WORK TO DO » Begin at the first line of the data and copy each line through the one containing "import plotly.graph_objects as go", that line included, with no pictures.

DATASET SECTION »
══════
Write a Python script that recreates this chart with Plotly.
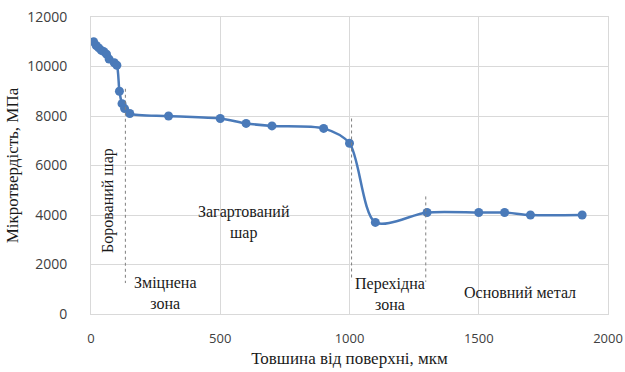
import plotly.graph_objects as go

depth = [10, 20, 30, 40, 50, 60, 70, 90, 100, 110, 120, 130, 150, 300, 500, 600, 700, 900, 1000, 1100, 1300, 1500, 1600, 1700, 1900]
hardness = [11000, 10850, 10750, 10650, 10600, 10500, 10300, 10150, 10050, 9000, 8500, 8300, 8100, 8000, 7900, 7700, 7600, 7500, 6900, 3700, 4100, 4100, 4100, 4000, 4000]

x_ticks = [0, 500, 1000, 1500, 2000]
x_labels = ["0", "500", "1000", "1500", "2000"]
y_ticks = [0, 2000, 4000, 6000, 8000, 10000, 12000]
y_labels = ["0", "2000", "4000", "6000", "8000", "10000", "12000"]

zone_lines = [(133, 9100, 1250), (1008, 7900, 1350), (1295, 4750, 1300)]
labels = [
    ("Зміцнена<br>зона", 285, 830),
    ("Загартований<br>шар", 592, 3700),
    ("Перехідна<br>зона", 1158, 800),
    ("Основний метал", 1658, 860),
]

serif = "Liberation Serif"
line_col = "#4a7ab9"

fig = go.Figure()
fig.add_trace(go.Scatter(
    x=depth, y=hardness, mode="lines+markers",
    line=dict(color=line_col, width=2.5, shape="spline", smoothing=0.8),
    marker=dict(color=line_col, size=9),
    showlegend=False,
))

for xv, y0, y1 in zone_lines:
    fig.add_shape(type="line", x0=xv, x1=xv, y0=y0, y1=y1, xref="x", yref="y",
                  line=dict(color="#7f7f7f", width=1, dash="dot"))

for txt, xv, yv in labels:
    fig.add_annotation(x=xv, y=yv, text=txt, showarrow=False, xref="x", yref="y",
                       font=dict(family=serif, size=16, color="#1a1a1a"), align="center")

fig.add_annotation(x=65, y=4600, text="Борований шар", textangle=-90, showarrow=False,
                   xref="x", yref="y", font=dict(family=serif, size=16, color="#1a1a1a"))

fig.update_layout(
    width=625, height=372,
    margin=dict(l=91, r=17, t=17, b=58),
    paper_bgcolor="white", plot_bgcolor="white",
    xaxis=dict(range=[0, 2000], tickvals=x_ticks, ticktext=x_labels, showgrid=True, gridcolor="#d9d9d9", gridwidth=1,
               zeroline=False, showline=True, linecolor="#d9d9d9", mirror=True, automargin=False,
               ticks="outside", ticklen=12, tickcolor="rgba(0,0,0,0)", ticklabeloverflow="allow",
               tickfont=dict(family="Open Sans", size=13, color="#404040"),
               title=dict(text="Товшина від поверхні, мкм", font=dict(family=serif, size=17, color="#1a1a1a"), standoff=6)),
    yaxis=dict(range=[0, 12000], tickvals=y_ticks, ticktext=y_labels, showgrid=True, gridcolor="#d9d9d9", gridwidth=1,
               zeroline=False, showline=True, linecolor="#d9d9d9", mirror=True, automargin=False,
               ticks="outside", ticklen=20, tickcolor="rgba(0,0,0,0)",
               tickfont=dict(family="Open Sans", size=14, color="#404040"),
               title=dict(text="Мікротвердість, МПа", font=dict(family=serif, size=17, color="#1a1a1a"), standoff=4)),
)

fig.write_html("out.html")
══════
ANSWER BELOW »
Write a Python script that recreates this chart with Plotly.
import plotly.graph_objects as go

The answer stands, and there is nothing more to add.